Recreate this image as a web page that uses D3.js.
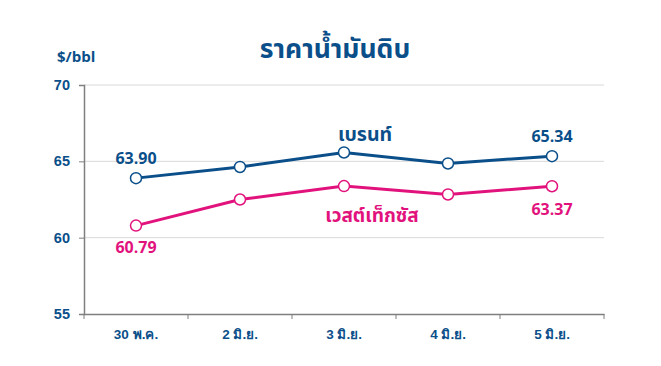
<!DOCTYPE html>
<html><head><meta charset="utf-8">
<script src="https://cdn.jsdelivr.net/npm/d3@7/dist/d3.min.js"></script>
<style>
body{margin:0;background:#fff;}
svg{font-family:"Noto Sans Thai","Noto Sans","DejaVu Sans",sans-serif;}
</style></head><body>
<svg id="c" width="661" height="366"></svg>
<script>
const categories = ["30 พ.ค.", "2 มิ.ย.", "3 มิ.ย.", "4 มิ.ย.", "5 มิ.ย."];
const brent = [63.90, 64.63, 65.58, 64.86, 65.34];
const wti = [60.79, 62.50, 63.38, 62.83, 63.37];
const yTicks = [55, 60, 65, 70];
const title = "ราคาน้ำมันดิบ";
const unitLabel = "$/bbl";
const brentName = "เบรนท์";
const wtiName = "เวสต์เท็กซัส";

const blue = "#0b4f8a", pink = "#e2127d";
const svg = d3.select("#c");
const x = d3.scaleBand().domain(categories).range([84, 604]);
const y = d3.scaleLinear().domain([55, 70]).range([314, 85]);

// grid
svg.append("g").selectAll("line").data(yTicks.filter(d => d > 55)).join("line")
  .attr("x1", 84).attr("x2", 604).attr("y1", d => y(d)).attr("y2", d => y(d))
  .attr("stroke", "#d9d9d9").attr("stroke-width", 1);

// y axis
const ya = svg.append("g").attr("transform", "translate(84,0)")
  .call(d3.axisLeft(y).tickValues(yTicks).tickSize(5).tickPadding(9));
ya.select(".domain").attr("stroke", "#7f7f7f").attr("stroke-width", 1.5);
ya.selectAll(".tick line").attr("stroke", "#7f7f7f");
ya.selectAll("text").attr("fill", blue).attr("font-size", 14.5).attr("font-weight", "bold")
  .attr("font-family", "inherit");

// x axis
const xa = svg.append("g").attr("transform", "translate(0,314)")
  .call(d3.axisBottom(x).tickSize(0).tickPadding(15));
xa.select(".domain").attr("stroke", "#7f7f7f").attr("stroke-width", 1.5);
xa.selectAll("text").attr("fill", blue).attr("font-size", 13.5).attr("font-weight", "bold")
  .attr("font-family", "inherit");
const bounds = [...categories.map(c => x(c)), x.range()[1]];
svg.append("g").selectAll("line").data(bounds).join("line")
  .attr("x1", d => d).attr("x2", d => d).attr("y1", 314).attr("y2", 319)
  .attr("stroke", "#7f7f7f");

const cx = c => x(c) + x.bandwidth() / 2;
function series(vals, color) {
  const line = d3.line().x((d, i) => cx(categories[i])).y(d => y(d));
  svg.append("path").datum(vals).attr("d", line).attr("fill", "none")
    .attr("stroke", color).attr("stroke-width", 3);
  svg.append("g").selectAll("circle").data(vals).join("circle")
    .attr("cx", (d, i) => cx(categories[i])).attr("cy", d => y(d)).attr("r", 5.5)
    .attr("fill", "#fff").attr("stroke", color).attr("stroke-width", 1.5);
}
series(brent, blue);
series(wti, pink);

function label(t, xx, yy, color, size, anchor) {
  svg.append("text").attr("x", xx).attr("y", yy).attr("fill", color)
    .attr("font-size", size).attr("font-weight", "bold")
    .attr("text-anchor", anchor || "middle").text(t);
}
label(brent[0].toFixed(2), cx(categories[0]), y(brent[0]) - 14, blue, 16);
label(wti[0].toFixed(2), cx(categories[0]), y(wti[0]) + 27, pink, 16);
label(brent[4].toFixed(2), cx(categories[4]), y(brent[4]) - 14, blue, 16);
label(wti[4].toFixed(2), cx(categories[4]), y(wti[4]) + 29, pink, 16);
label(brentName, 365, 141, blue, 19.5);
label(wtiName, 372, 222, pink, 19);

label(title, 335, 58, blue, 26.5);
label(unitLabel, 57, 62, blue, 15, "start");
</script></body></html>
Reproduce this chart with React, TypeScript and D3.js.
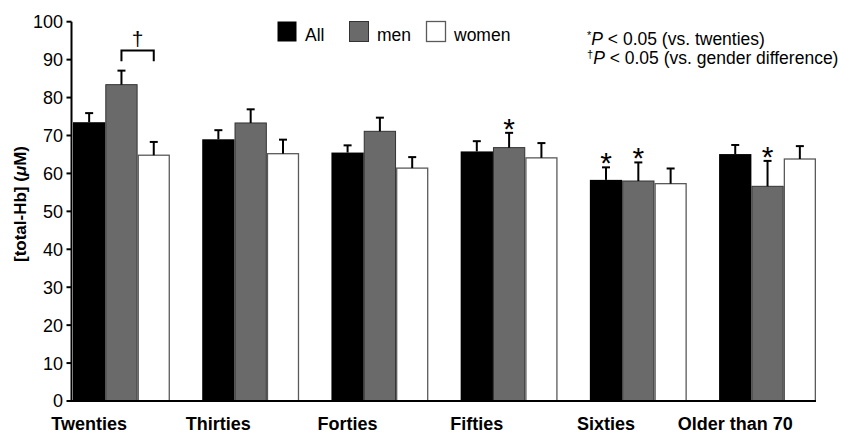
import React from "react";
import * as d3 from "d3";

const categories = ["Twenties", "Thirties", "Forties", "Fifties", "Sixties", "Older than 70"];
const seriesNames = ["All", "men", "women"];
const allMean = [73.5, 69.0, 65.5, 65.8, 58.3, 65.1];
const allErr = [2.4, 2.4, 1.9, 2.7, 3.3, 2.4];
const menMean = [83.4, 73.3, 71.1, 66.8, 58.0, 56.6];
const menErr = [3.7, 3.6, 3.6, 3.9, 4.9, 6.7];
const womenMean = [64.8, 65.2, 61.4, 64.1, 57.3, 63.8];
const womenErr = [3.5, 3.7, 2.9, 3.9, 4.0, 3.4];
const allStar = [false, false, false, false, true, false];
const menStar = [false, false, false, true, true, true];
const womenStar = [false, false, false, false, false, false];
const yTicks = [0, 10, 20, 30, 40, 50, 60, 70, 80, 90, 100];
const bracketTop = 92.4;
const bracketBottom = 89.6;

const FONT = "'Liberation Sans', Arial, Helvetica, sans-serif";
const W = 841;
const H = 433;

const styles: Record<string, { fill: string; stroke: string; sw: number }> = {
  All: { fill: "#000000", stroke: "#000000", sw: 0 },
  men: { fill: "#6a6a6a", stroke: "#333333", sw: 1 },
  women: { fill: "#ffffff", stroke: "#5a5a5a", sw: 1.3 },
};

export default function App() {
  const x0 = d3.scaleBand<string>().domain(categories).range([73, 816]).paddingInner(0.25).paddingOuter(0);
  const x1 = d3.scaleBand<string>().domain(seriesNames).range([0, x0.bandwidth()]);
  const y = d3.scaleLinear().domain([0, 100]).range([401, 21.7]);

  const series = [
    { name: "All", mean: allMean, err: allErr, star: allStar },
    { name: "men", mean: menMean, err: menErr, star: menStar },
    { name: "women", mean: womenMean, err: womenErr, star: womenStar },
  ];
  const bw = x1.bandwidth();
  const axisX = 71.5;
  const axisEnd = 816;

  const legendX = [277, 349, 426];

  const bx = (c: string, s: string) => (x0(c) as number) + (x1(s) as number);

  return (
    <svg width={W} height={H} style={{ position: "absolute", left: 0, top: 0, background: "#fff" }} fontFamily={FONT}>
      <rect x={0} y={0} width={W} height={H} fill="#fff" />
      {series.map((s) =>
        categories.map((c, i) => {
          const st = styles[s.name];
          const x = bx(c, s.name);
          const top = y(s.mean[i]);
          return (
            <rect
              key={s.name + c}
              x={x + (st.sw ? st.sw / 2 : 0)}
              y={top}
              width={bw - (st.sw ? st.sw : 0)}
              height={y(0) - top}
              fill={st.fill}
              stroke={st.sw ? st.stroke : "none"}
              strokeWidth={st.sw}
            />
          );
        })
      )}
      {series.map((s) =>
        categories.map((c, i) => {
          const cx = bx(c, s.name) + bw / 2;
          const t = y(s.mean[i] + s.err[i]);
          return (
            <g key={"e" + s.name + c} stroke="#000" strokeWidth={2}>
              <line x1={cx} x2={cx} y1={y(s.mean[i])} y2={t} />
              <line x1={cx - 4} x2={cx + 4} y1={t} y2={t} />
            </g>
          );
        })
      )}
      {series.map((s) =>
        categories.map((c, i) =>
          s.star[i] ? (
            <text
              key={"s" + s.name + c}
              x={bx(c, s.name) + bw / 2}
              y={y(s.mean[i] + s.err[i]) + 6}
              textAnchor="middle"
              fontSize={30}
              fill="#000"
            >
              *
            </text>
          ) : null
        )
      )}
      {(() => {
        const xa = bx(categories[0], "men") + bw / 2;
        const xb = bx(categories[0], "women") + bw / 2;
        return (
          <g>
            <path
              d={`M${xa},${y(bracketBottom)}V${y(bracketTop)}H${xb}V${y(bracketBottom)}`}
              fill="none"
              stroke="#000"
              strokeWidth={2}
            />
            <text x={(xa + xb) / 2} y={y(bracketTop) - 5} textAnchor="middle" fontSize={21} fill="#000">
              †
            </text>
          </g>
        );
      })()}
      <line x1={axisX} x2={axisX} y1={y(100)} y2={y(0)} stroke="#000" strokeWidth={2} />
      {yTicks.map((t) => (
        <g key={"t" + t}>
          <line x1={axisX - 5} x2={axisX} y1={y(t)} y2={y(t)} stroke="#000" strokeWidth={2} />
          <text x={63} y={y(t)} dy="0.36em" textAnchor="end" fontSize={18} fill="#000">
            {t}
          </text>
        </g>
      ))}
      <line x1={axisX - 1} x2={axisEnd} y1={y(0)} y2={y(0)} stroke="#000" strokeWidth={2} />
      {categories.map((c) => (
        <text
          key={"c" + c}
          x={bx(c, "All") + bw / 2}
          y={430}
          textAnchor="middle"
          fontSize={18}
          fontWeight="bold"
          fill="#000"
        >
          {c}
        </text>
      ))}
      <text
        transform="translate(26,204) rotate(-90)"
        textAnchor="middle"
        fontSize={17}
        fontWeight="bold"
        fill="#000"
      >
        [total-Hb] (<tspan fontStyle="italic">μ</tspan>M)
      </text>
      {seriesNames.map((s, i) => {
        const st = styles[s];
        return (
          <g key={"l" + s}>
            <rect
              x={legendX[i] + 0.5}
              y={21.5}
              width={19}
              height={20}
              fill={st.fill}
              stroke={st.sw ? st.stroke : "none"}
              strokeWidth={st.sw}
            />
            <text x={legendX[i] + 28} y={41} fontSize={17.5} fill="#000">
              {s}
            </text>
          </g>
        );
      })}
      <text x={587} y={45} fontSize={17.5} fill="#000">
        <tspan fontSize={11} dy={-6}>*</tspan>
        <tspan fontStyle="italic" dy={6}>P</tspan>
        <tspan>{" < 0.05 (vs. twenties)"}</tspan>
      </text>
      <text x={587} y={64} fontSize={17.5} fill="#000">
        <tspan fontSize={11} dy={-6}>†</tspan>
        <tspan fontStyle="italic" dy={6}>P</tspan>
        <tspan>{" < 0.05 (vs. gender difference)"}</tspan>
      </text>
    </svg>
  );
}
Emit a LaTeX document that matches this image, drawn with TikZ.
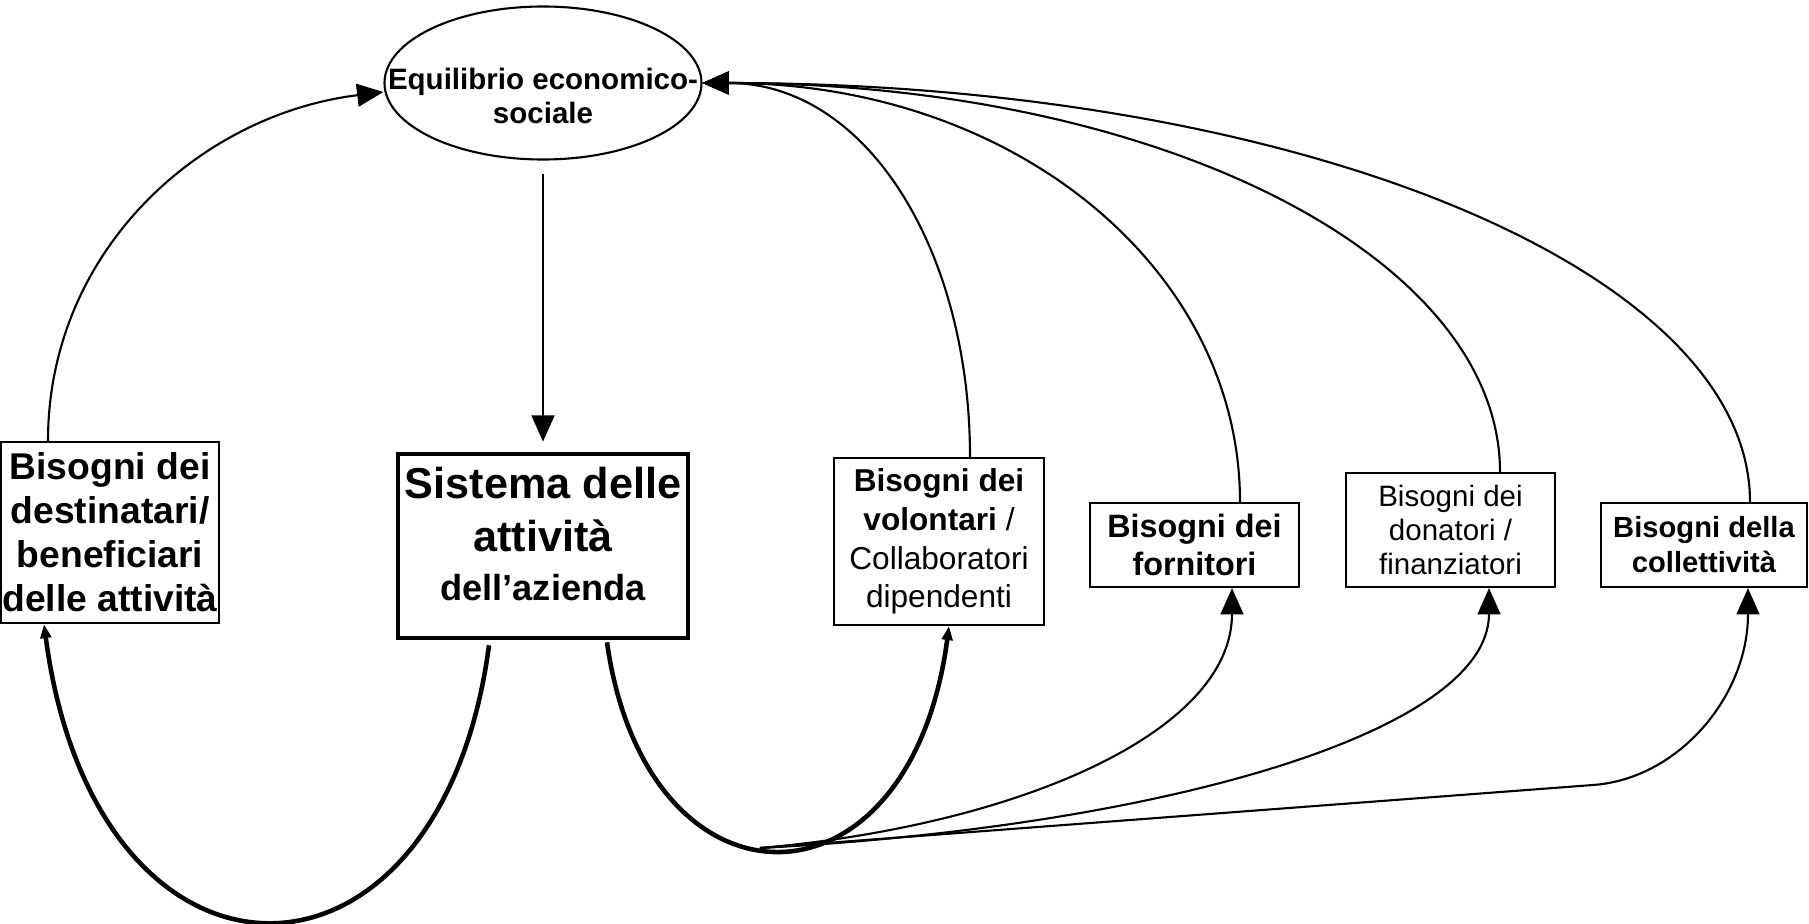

# # # # # # #

**TASK INSTRUCTIONS**. Give again, word for word, the lines from the one that contains "Reproduce this chart" to the one that contains "import * as", both included. Omit the pictures.

**SOLUTION**.
Reproduce this chart with React, TypeScript and D3.js.
import React from "react";
import * as d3 from "d3";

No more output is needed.